Although this approach comes with a cost, it is time-effective and minimizes the possibility of wasting a good opportunity. There is a need to answer the scalar scope question in order to make these critical decisions early on. In most cases, the integration process should happen fast and be taken very seriously, but this approach varies based on the entity that is the buy-side is acquiring or integrating with.

It is wise to try and combine accounting systems, legal management, and shared services, but there are cases where neither the target or the firm should be forced to do technology integration. These are the cases where both parties are very driven, directed and have a clear division of labor.

Many times, they are not successful in the present but have a good roadmap and a good strategy, so when that is the case, it is the roadmap that should be the main focus of the integration.
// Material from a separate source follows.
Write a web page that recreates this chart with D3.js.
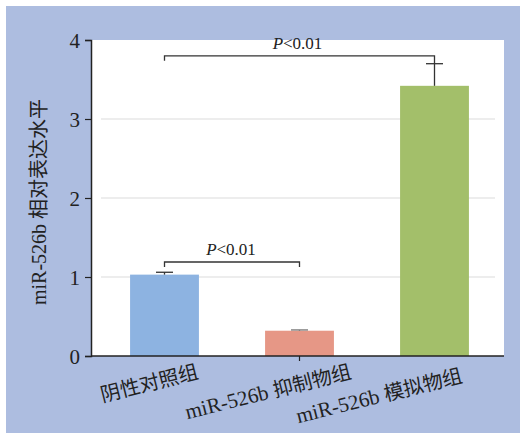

As the author mentions, the integration process can be paused if needed, but it always should be started earlier on.

Lastly, when it comes to employees and integration, it is setting a succinct set of reasonable targets that are achievable is a way of preventing risks of over-integration and losing key people due to unnecessary pressure.

How to Communicate with the Integrating Company

Because communication can be limited due to a great number of employees, it is wise to create a center of excellence around human resources and talent recognition.

The main reason behind this is that there are plenty of great producers that are underwhelming but deliver great products.

The center of excellence should help them manage people, articulate the process, the practices, and channel their capabilities in a better way.

Integration is a big change for everyone, so there needs to be someone who will steer the conversation from the very beginning.

Communication will slightly depend on both the organization and the structure of how the integration is supposed to happen, no matter if it’s a merger or an acquisition. Nine out of ten times it is the buying team goes into the communications before the deal gets announced.